Suppose, for example, that I have a model for Users.  The model should provide the ability to add a User, remove a User, and update a User.  We’ll also probably need some methods for listing and other ways of manipulating the user information.  However, the model should be written in such a way that if we start with the user information in a database, and later move it to a remote LDAP server, or some SOAP or REST service, or a text file it won’t matter.  All of the controllers should be able to continue to call the same model methods that they were calling before, in the same way, and it shouldn’t matter to them where the data is coming from.  Knowing where the data is stored and how to get it and work with it is the model’s job.

This means that the model should not extend some database class.  The framework’s model structure should not assume that all models use databases.  In general, most discussions of MVC frameworks try to isolate the actual database work from the controllers, but they still require the controller to know too much about the data repository.  The effect is that you could probably move from a MySQL database to SQLite, but if you stop using a database entirely you are going to have some major work to do on your controllers that use that model.  To me, a major measure of success for any MVC approach is how much your controllers have to know about the data.  Less is better.

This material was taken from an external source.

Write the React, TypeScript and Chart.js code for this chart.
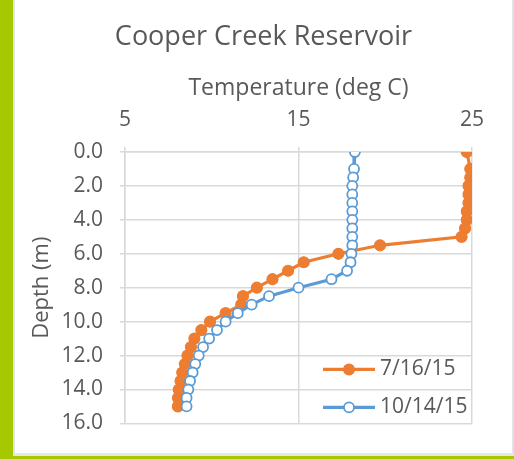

Zend Framework tries to accomplish this, but they basically do it by not giving you a start at any models at all.  Even if it was a very abstract class it would be nice to have something to extend.  At least that would give people a place to start that’s better than extending one of the DB classes, which just about all of the tutorials and articles on ZF models recommend doing.  ZF’s approach to just leave it entirely out of the framework means most instructions tell people to do it wrong.

I’m not a purist.  I’m a pragmatist.  I don’t care a great deal about patterns for their own sake, in any sort of Platonic sense.  I just want to be able to be lazy when I find out later that indeed change is normal and I need to adapt an application to shifting requirements.  Because as predictable as the weather in Phoenix, just about the time that an inventory application is just about through a couple of iterations and really getting useful, they are going to want to integrate it with some remote POS system, and oh yeah can it get its user information from some place in the cloud rather than the local accounts we wanted to use last week.  I’d much rather say “Sure, that’ll be ready day after tomorrow” than say “DOH!”  That requires the controller to be ignorant about the data repository.